Do you feel the thrill of legal work coursing through your veins?” If they can scrape together $4 million by Friday, the girls will be able to buy back their company and save it from Sanders and his army of bulldozers just waiting to spoil everyone's fun – and doom the state of California to dirty cars forever. With the help of goofy office nerd and wannabe film director Derek (Greg Raye), they soon find their footing with a series of salacious scenarios, including a Roman orgy and a sexy sex-ed class hosted by Beckie Mullen (Hard Hunted), but will they really be able to beat the big bosses and notch up one for the little guys?





I didn't know that if you got electricity wet that it'd start a fire – did you know that?” A major flaw of the original film was it's lack of interest in developing even the merest sliver of meat on its skeletal screenplay, preferring to slap together one cheapo rock montage after another of pretty ladies soaping up cars (and each other). Even its sense of humour took a back seat to its preponderance on 'wank intervals', at least servicing its Skinemax audience well on that front. The sequel, however, written by returning scribes George 'Buck' Flower and Ed Hansen along with Bart B. Gustis, discovers the miracle of not only story structure but that of character arcs and conflict! It may be a movie about scantily clad business babes flogging sexy undies to bored married couples over the telephone, but there's even an end of act two low point and personal betrayal, gosh darn it!

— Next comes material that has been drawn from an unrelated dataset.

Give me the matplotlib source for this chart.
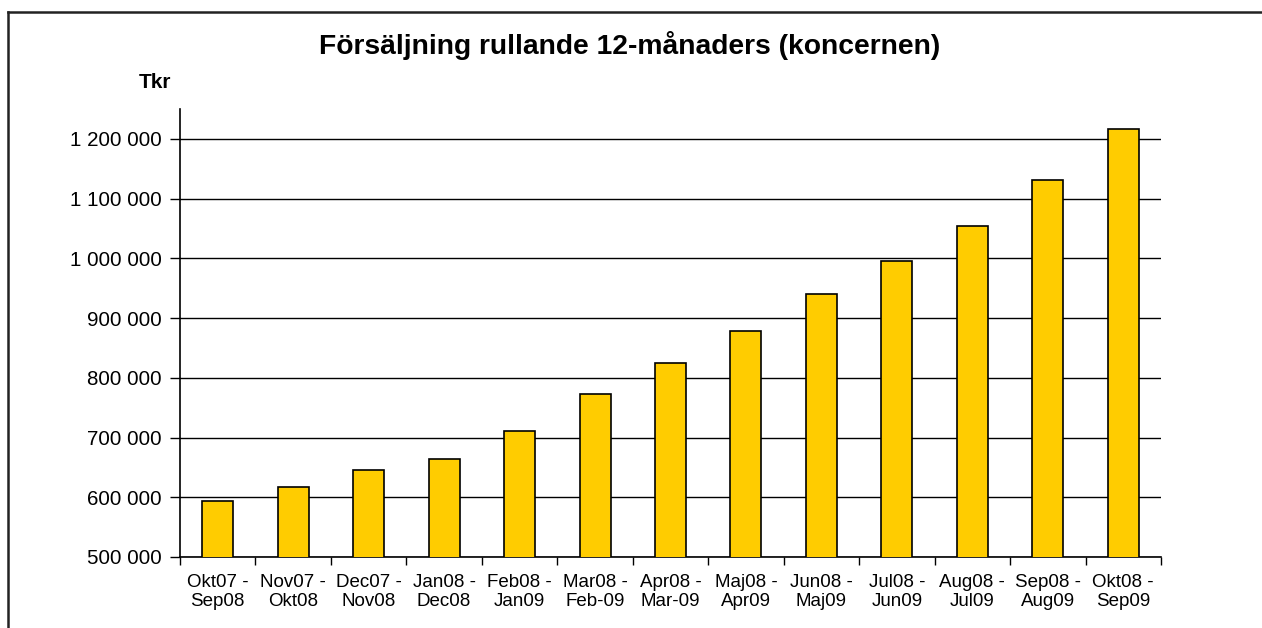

I love the Gettysburg Address!” Even the film's sense of humour is much improved over its predecessor, albeit still very much in the same sub-Mad Magazine mould of cartoonish sound effects, the giant ID badge of the Federal Communications Administration agent, or the 'in case of emergency break glass' box of condoms that is continually being smashed open. Mind you, if all the televised action is 'simulated', why would anyone require such a steady stream of rubber johnnies? Many of the giggles are to be found in the little details, from Sunny's “notebook of doom” to the ever-decaying state of the TV station's management hierarchy and the catastrophically ditzy Rita.





I'm a Republican! Don't put me in here!” However, in one of the true head scratchers of our time, one can't help but wonder where are all the bikinis and car washes in this Bikini Car Wash sequel? There's a great deal of lingerie, that's for sure, and quite a lot of telesales-related flim-flam … perhaps The Lingerie Telesales Company would've been a more fitting title? But then, to be fair to it, having bikinis and lingerie in one film? Now that's how you broaden the horizons for a sequel, is it not? While there's a few glimpses of the sunny and colourful bikini car wash enterprise dusted here and there, the bulk of the film instead focuses on drab grey and beige offices and the interior of a television studio, sapping some of the sauciness of the much more in-your-face randiness of the original movie, which had all the subtlety of a mountain of Hustler magazines cascading from one's closet at an inopportune moment.





I bought the wife a mean pair of skivvies.” Despite a surprising disinterest in fulfilling the specific promise of its title, The Bikini Car Wash Company 2 nonetheless makes improvements across most areas, even if it's slightly more coy than it's progenitor. I mean, ten minutes before anyone takes their clobber off? Now that's restraint! Even the generic rock music littered about the soundtrack dials down the obnoxious cheesiness, and good Lord, is that a camera crane being put to good use? While there's maybe an over-reliance on fisheye lenses, director Gary Dean Orona (The Great Bikini Offroad Adventure) took what had been (often literally) a naked excuse to play with oneself and slapped on a bit of polish and spark, regardless of how few sporty motors got a busty bit of scrub-a-dub-dub action.